Don’t Forget Socialization and Handling

yellow labrador sits in a bathtub

One of the most important facets of dog training is socialization and handling; this is critical while your dog is a puppy, and you need to do the brunt of it within the first three months of your pup’s life. During this time, your puppy is a lot more open-minded and curious.

After this time, your puppy is more likely to respond to strange or unknown stimuli with fear. So, you should introduce your puppy to as many different people, places, and dogs as you safely can.
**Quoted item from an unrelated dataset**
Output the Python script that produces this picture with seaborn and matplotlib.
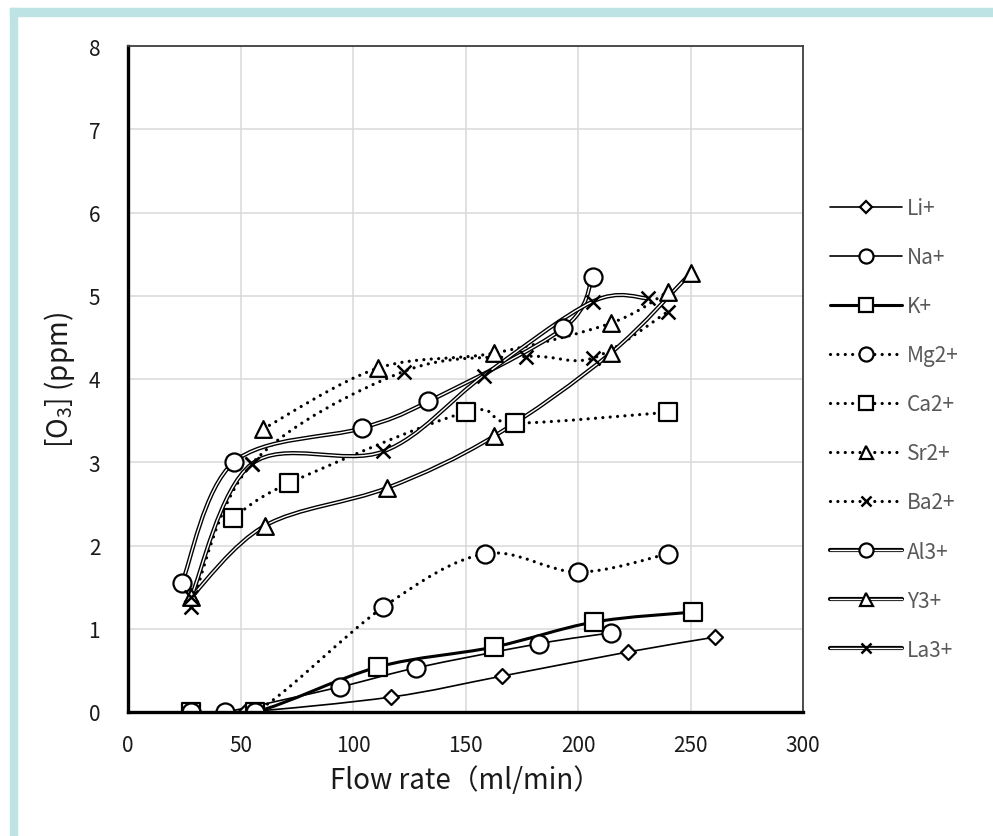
import numpy as np
import matplotlib
matplotlib.use("Agg")
import matplotlib.pyplot as plt
import seaborn as sns
from matplotlib.path import Path
from matplotlib.patches import PathPatch, Rectangle
from matplotlib.lines import Line2D
import matplotlib.patheffects as pe
from matplotlib.legend_handler import HandlerTuple

# ---------------- data ----------------
labels = ["Li+", "Na+", "K+", "Mg2+", "Ca2+", "Sr2+", "Ba2+", "Al3+", "Y3+", "La3+"]

li_x = [28, 52, 117, 166, 222, 261]
li_y = [0, 0, 0.18, 0.43, 0.72, 0.90]
na_x = [28, 43, 94, 128, 182.5, 214.5]
na_y = [0, 0, 0.30, 0.53, 0.82, 0.95]
k_x = [28, 56.5, 111, 162.5, 207, 251]
k_y = [0, 0, 0.54, 0.78, 1.08, 1.20]
mg_x = [28, 56.5, 113.5, 158.5, 200, 240]
mg_y = [0, 0, 1.26, 1.90, 1.68, 1.90]
ca_x = [46.7, 71.6, 150, 172, 240]
ca_y = [2.33, 2.75, 3.60, 3.47, 3.60]
sr_x = [60, 111, 162.5, 214.5, 240]
sr_y = [3.40, 4.13, 4.31, 4.67, 5.05]
ba_x = [28, 55, 122.5, 176.7, 206.5, 240]
ba_y = [1.26, 2.98, 4.09, 4.27, 4.25, 4.81]
al_x = [24, 47, 104, 133.5, 193.5, 206.5]
al_y = [1.55, 3.00, 3.41, 3.73, 4.61, 5.23]
y3_x = [28, 61, 115, 162.5, 214.5, 250]
y3_y = [1.38, 2.24, 2.69, 3.31, 4.31, 5.27]
la_x = [28, 55, 113.5, 158, 206.5, 231]
la_y = [1.38, 2.98, 3.13, 4.04, 4.93, 4.97]

xs_all = [li_x, na_x, k_x, mg_x, ca_x, sr_x, ba_x, al_x, y3_x, la_x]
ys_all = [li_y, na_y, k_y, mg_y, ca_y, sr_y, ba_y, al_y, y3_y, la_y]

x_ticks = [0, 50, 100, 150, 200, 250, 300]
y_ticks = [0, 1, 2, 3, 4, 5, 6, 7, 8]

# ---------------- styles ----------------
markers = ["D", "o", "s", "o", "s", "^", "x", "o", "^", "x"]
msizes = [7.6, 13, 13, 13, 12.5, 12, 10, 13, 12, 10]
kinds = ["thin", "thin", "thick", "dot", "dot", "dot", "dot", "double", "double", "double"]

DOT = (0, (0.01, 2.3))
double_fx = [pe.Stroke(linewidth=3.0, foreground="black"), pe.Normal()]


def smooth_path(xs, ys):
    P = np.column_stack([xs, ys]).astype(float)
    n = len(P)
    verts = [P[0]]
    codes = [Path.MOVETO]
    for i in range(n - 1):
        p0 = P[i - 1] if i > 0 else P[i]
        p1 = P[i]
        p2 = P[i + 1]
        p3 = P[i + 2] if i + 2 < n else P[i + 1]
        verts += [p1 + (p2 - p0) / 6.0, p2 - (p3 - p1) / 6.0, p2]
        codes += [Path.CURVE4] * 3
    return Path(verts, codes)


def line_kwargs(kind):
    if kind == "thin":
        return dict(edgecolor="black", linewidth=1.2)
    if kind == "thick":
        return dict(edgecolor="black", linewidth=2.2)
    if kind == "dot":
        return dict(edgecolor="black", linewidth=2.3, linestyle=DOT, capstyle="round")
    return dict(edgecolor="white", linewidth=1.0, path_effects=double_fx)


sns.set_theme(style="white")
plt.rcParams["font.family"] = ["Noto Sans CJK JP", "DejaVu Sans"]
plt.rcParams["mathtext.fontset"] = "custom"
plt.rcParams["mathtext.rm"] = "Noto Sans CJK JP"
plt.rcParams["mathtext.it"] = "Noto Sans CJK JP"

W, H = 993, 837
fig = plt.figure(figsize=(W / 100, H / 100), dpi=100)
fig.patch.set_facecolor("white")

# light teal frame strips (top and left)
teal = "#BEE3E5"
fig.patches.append(Rectangle((10 / W, 1 - 17 / H), 1 - 10 / W, 8 / H,
                             transform=fig.transFigure, color=teal, zorder=0))
fig.patches.append(Rectangle((10 / W, 0), 7 / W, 1 - 9 / H,
                             transform=fig.transFigure, color=teal, zorder=0))

ax = fig.add_axes([128 / W, 1 - 713 / H, (803 - 128) / W, (713 - 47) / H])
ax.set_facecolor("white")

for xs, ys, kind in zip(xs_all, ys_all, kinds):
    patch = PathPatch(smooth_path(xs, ys), facecolor="none", zorder=2, **line_kwargs(kind))
    ax.add_patch(patch)

for xs, ys, m, ms in zip(xs_all, ys_all, markers, msizes):
    if m == "x":
        sns.scatterplot(x=xs, y=ys, marker="x", s=ms ** 2, color="black",
                        linewidth=1.8, ax=ax, zorder=3, legend=False)
    else:
        sns.scatterplot(x=xs, y=ys, marker=m, s=ms ** 2, facecolor="white",
                        edgecolor="black", linewidth=1.6, ax=ax, zorder=3, legend=False)

ax.set_xlim(0, 300)
ax.set_ylim(0, 8)
ax.set_xticks(x_ticks)
ax.set_yticks(y_ticks)
ax.set_xticklabels([str(t) for t in x_ticks])
ax.set_yticklabels([str(t) for t in y_ticks])
ax.grid(True, color="#D9D9D9", linewidth=1.1)
ax.set_axisbelow(True)
ax.tick_params(axis="both", length=0, labelsize=15, colors="#1a1a1a")
ax.tick_params(axis="x", pad=16)
ax.tick_params(axis="y", pad=20)

for side in ["left", "bottom"]:
    ax.spines[side].set_linewidth(2.4)
    ax.spines[side].set_color("black")
for side in ["top", "right"]:
    ax.spines[side].set_linewidth(1.3)
    ax.spines[side].set_color("#404040")
for sp in ax.spines.values():
    sp.set_zorder(4)

ax.set_xlabel("Flow rate（ml/min）", fontsize=20, color="#1a1a1a", labelpad=6)
ax.set_ylabel("[O$_3$] (ppm)", fontsize=20, color="#1a1a1a", labelpad=8)

# legend
handles = []
for kind, m, ms in zip(kinds, markers, msizes):
    if kind == "double":
        ln = Line2D([], [], color="white", linewidth=1.0, path_effects=double_fx)
    elif kind == "dot":
        ln = Line2D([], [], color="black", linewidth=2.3, linestyle=DOT,
                    dash_capstyle="round")
    elif kind == "thick":
        ln = Line2D([], [], color="black", linewidth=2.2)
    else:
        ln = Line2D([], [], color="black", linewidth=1.2)
    if m == "x":
        mk = Line2D([], [], linestyle="none", marker="x", markersize=ms * 0.78,
                    color="black", markeredgewidth=1.8)
    else:
        mk = Line2D([], [], linestyle="none", marker=m, markersize=ms * 0.78,
                    markerfacecolor="white", markeredgecolor="black", markeredgewidth=1.6)
    handles.append((ln, mk))

fig.legend(handles, labels, handler_map={tuple: HandlerTuple(ndivide=1)},
           loc="upper left", bbox_to_anchor=(830 / W, 1 - 198 / H),
           frameon=False, fontsize=15, handlelength=3.45, labelspacing=1.30,
           handletextpad=0.25, borderaxespad=0, borderpad=0, labelcolor="#595959")

fig.savefig("out.png", dpi=100, facecolor="white")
You’ll also want to work on handling your dog. Your dog needs to learn to be calm when having their feet handled and mouths and ears checked. Any tool you may use on your dog in the future such as nail clippers and grinders, brushes, or shears needs to be introduced positively, a lot of affection or treats. This will make vet visits and grooming easier in the future.

Labs Are Awesome Dogs

Labs are awesome dogs who tend to be friendly and energetic. They’re people pleasers who love affection almost as much as they love food. This breed’s propensity for learning makes them capable of many different roles: companion, service animal, hunter, or search and rescue dog.

When it comes to training, Labs are eager to please, but you must offer proper guidance. Don’t expect your dog to act like a human; this can hinder communication between you and your pup which can, in turn, slow down your dog’s ability to learn from you. Being inconsistent can also slow down your dog’s learning.

Positive reinforcement is one of the best ways to train your dog because it keeps them motivated and excited. Clicker training is an effective type of positive reinforcement that helps your dog understand exactly when they performed the action that will get them a treat. Of course, make sure the treat is something your dog finds rewarding — some dogs prefer to play.

Finally, don’t forget to work on socialization and handling. Without these, your dog can become reactive when encountering new things and is more likely to be a nightmare at the vet. With all of this in mind, you’re going to have a blast with your Labrador.